• _Given data_
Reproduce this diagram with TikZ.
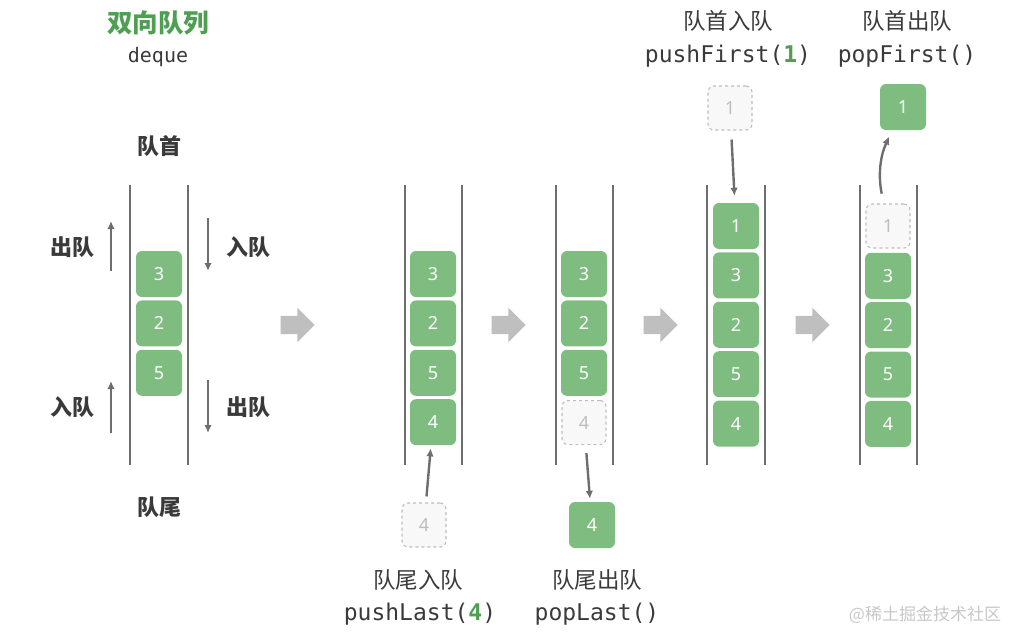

==

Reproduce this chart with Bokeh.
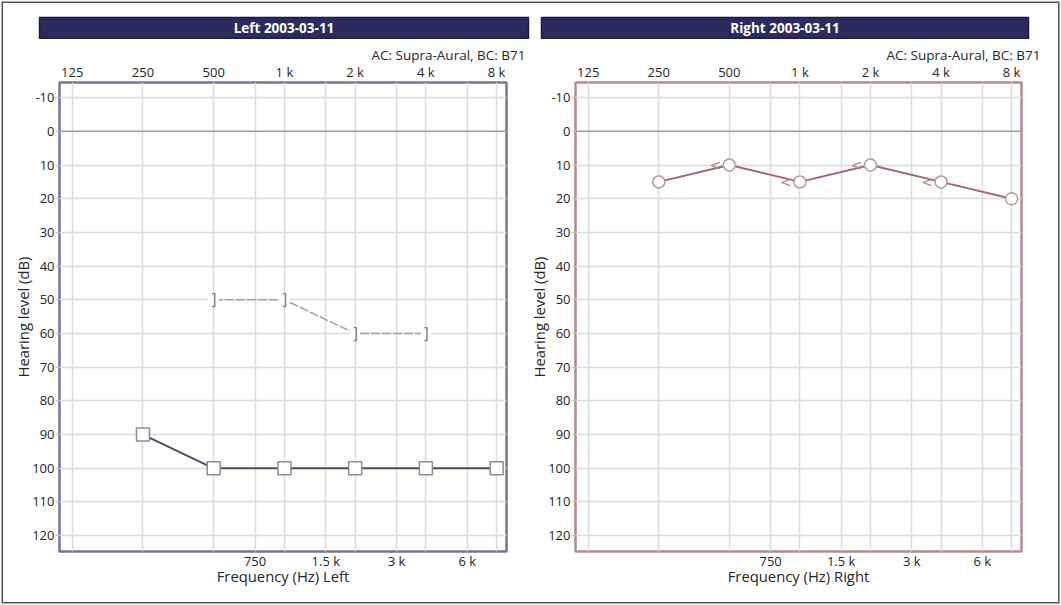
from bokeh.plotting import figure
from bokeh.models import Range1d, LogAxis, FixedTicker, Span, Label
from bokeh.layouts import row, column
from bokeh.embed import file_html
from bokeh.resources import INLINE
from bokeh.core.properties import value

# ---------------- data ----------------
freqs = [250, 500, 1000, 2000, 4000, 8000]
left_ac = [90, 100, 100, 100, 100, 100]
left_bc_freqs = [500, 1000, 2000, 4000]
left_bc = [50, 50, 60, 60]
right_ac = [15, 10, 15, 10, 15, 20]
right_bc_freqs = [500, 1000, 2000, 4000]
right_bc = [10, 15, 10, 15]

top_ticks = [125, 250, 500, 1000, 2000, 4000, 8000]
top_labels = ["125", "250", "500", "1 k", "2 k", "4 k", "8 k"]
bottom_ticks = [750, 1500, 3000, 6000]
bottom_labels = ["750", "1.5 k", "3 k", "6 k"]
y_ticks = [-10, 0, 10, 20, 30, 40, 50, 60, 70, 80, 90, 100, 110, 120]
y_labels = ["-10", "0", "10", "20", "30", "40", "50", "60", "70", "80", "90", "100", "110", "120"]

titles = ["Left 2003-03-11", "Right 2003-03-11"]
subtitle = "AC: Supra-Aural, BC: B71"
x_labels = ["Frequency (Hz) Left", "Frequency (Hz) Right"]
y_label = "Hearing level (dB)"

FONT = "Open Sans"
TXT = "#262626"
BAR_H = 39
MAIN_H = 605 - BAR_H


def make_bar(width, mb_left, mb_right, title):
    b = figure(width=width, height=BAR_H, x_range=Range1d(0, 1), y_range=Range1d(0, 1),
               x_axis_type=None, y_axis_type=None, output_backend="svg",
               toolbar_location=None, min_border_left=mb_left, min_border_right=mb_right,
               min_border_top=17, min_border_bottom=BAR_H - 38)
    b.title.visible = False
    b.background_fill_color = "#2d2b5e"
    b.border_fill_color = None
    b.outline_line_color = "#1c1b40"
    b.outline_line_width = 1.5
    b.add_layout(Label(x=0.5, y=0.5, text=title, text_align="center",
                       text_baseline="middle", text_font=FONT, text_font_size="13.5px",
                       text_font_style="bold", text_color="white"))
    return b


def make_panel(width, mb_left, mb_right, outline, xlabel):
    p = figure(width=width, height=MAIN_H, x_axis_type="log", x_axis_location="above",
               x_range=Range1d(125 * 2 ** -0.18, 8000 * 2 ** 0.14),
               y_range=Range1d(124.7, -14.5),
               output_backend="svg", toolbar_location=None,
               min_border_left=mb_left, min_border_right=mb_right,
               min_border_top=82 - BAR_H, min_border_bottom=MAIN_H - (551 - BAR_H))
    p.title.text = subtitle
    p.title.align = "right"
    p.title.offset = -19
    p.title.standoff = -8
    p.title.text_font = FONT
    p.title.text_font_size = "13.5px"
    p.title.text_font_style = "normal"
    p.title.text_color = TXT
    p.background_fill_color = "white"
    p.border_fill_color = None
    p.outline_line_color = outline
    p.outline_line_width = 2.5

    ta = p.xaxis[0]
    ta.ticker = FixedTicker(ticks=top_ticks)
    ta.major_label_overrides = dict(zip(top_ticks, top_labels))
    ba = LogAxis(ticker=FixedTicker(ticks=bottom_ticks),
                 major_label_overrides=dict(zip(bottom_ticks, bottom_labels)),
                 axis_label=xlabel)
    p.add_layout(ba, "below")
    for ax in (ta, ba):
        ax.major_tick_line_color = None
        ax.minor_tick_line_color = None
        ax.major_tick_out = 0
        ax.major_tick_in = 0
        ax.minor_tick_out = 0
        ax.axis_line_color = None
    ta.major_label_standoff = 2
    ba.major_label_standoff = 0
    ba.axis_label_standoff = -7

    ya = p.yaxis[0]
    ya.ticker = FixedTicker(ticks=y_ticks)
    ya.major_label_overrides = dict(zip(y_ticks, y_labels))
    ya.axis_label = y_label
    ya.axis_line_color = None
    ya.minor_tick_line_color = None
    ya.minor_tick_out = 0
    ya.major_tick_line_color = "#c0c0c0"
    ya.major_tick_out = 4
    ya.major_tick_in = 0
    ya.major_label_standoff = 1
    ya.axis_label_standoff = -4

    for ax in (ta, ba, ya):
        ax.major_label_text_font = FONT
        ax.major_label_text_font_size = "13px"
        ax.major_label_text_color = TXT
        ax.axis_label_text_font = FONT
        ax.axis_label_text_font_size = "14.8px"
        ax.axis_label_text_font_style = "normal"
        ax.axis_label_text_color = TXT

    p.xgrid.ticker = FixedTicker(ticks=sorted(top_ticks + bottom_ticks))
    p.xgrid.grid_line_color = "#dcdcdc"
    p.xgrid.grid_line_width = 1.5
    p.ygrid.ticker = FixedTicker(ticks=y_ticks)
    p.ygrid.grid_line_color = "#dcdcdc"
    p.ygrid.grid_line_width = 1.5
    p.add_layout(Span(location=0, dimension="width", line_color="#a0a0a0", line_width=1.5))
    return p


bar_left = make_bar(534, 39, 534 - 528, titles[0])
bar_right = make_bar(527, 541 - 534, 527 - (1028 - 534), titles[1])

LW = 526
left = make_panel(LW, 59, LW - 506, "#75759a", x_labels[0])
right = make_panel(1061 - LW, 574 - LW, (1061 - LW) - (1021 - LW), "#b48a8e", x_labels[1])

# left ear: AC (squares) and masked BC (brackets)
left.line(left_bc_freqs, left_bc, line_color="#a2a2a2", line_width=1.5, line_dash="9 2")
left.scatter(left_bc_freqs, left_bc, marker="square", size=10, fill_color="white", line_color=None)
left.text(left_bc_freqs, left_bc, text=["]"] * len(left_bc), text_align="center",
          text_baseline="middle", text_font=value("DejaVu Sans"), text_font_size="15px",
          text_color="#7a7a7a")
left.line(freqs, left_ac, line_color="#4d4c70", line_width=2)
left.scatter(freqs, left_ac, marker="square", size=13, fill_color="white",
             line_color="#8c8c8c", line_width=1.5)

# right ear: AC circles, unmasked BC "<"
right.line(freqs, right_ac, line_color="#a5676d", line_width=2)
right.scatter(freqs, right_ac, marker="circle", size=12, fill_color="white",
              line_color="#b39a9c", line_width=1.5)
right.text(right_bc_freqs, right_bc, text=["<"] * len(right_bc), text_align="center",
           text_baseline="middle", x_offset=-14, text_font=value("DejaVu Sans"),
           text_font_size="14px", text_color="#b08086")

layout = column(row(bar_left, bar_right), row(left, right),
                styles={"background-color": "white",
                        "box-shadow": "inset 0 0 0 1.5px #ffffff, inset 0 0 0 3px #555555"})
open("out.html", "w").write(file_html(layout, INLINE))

• _Stated problem_
In the records above, find the line with "Reproduce this chart with Bokeh." and the line with "right_bc = [10, 15, 10, 15]", then restate word for word only those two lines and all lines between, omitting pictures.

• _Solution below_
Reproduce this chart with Bokeh.
from bokeh.plotting import figure
from bokeh.models import Range1d, LogAxis, FixedTicker, Span, Label
from bokeh.layouts import row, column
from bokeh.embed import file_html
from bokeh.resources import INLINE
from bokeh.core.properties import value

# ---------------- data ----------------
freqs = [250, 500, 1000, 2000, 4000, 8000]
left_ac = [90, 100, 100, 100, 100, 100]
left_bc_freqs = [500, 1000, 2000, 4000]
left_bc = [50, 50, 60, 60]
right_ac = [15, 10, 15, 10, 15, 20]
right_bc_freqs = [500, 1000, 2000, 4000]
right_bc = [10, 15, 10, 15]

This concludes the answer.